§ **Dataset rows**
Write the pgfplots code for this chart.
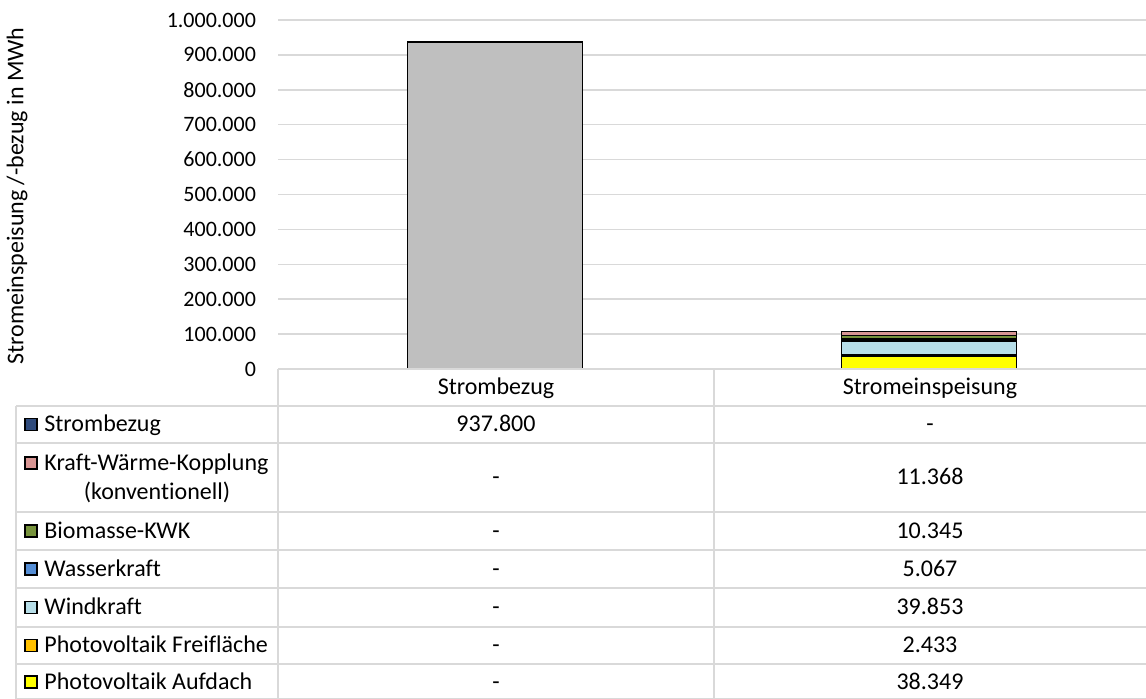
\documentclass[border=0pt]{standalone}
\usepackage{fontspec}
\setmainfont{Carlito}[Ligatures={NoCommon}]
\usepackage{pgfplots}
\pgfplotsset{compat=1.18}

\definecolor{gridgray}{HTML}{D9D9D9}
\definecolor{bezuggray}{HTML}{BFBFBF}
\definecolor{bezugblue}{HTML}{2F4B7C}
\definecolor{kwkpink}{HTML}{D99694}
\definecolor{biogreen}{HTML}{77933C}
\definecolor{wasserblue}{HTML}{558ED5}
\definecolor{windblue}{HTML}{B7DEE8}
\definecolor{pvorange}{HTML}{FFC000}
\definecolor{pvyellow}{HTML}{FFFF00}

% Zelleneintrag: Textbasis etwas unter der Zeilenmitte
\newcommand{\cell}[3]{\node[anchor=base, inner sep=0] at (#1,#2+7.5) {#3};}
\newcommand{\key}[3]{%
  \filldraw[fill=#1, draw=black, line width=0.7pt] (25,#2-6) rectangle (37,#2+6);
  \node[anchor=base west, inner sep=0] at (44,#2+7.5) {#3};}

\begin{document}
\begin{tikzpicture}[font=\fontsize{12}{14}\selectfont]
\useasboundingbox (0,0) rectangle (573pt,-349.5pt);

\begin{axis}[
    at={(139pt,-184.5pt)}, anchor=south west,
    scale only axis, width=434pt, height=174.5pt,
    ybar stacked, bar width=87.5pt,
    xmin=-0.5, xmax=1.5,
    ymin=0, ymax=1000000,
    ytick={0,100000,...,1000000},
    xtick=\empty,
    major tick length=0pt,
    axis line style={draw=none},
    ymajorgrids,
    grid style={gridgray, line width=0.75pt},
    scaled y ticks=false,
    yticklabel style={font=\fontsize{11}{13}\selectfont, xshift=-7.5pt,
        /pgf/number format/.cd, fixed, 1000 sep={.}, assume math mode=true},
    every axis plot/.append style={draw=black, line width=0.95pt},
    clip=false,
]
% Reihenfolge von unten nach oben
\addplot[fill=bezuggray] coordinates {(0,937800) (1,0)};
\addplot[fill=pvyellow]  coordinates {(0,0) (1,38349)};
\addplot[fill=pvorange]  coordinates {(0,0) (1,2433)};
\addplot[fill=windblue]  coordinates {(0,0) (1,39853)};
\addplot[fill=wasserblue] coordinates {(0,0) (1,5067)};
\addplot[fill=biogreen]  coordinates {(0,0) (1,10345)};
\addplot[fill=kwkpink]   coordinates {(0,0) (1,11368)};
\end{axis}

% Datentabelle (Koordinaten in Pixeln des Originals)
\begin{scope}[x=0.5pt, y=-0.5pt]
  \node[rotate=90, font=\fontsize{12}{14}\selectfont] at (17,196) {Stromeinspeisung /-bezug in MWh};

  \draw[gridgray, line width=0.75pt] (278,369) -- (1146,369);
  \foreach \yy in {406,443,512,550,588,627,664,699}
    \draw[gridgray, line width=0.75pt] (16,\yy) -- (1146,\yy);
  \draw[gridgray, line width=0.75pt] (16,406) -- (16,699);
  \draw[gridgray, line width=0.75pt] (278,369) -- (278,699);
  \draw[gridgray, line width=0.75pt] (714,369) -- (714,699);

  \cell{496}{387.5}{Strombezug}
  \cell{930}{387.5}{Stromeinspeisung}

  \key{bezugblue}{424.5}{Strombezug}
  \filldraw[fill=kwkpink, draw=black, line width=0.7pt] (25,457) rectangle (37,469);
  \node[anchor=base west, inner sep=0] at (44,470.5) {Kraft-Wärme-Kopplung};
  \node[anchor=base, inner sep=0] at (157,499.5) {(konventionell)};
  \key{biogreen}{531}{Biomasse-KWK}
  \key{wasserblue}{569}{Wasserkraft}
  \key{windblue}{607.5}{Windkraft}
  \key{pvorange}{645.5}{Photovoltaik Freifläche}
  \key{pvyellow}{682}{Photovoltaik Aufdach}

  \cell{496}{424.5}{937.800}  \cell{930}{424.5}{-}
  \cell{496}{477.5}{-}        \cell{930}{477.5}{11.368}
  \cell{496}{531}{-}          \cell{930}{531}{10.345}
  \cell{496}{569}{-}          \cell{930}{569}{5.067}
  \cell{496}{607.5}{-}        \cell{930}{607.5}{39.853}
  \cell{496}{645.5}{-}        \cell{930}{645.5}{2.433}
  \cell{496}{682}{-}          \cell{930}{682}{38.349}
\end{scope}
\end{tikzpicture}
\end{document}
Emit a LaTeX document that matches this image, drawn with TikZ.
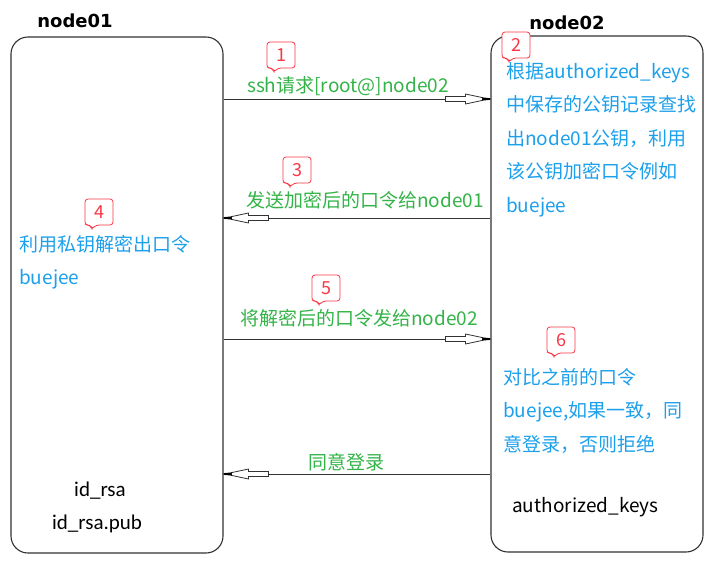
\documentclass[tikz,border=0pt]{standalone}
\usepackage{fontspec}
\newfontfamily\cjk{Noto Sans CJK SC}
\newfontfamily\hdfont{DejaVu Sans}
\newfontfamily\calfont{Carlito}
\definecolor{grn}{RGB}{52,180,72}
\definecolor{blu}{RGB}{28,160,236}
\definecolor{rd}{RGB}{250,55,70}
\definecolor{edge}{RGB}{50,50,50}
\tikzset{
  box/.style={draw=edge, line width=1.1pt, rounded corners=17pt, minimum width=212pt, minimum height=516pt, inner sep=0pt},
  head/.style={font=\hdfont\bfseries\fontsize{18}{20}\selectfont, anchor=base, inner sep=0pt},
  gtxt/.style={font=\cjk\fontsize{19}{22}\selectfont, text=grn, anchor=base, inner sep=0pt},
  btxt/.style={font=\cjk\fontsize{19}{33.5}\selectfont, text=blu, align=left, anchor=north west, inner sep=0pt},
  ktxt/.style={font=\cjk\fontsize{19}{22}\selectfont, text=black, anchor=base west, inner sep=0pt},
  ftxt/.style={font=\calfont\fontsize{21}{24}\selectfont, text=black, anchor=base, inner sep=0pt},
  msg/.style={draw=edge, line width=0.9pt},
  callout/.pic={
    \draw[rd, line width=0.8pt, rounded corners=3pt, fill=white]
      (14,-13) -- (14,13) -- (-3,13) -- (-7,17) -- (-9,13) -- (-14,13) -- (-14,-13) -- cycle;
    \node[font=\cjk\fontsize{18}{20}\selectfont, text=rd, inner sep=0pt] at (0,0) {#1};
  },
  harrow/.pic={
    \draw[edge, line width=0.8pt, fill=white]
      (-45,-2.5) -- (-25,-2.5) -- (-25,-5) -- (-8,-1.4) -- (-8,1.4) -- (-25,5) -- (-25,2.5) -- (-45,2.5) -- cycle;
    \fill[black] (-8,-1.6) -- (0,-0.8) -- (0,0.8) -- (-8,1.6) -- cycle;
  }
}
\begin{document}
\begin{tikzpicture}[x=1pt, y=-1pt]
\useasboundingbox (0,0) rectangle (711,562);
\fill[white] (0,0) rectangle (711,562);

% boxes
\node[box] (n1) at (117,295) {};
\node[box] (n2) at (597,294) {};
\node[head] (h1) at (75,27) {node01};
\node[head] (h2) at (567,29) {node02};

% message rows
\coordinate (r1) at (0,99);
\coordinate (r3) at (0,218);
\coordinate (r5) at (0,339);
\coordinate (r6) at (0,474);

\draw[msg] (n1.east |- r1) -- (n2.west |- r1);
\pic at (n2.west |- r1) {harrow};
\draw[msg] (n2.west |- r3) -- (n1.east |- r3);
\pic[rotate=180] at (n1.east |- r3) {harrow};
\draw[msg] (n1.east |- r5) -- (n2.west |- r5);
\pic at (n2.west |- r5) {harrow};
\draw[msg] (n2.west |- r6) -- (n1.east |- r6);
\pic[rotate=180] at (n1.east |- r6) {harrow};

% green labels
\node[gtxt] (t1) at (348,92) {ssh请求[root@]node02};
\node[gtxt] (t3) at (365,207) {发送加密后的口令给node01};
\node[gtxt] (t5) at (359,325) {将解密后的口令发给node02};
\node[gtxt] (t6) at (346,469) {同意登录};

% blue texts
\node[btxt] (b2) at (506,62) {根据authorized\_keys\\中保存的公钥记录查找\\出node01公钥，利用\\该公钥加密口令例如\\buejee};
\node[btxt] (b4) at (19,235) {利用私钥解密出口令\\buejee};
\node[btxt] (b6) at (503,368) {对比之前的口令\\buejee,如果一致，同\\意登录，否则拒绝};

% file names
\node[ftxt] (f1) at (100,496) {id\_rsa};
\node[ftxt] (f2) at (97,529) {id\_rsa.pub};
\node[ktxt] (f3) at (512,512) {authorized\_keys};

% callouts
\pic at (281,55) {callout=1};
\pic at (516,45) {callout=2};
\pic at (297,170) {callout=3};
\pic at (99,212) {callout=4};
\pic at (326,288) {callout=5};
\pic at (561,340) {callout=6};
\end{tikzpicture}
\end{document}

§ **Instructions for the task**
Within the listing above, work out how many lines contain the string "this", and reply with that number only.

§ **Correct output**
2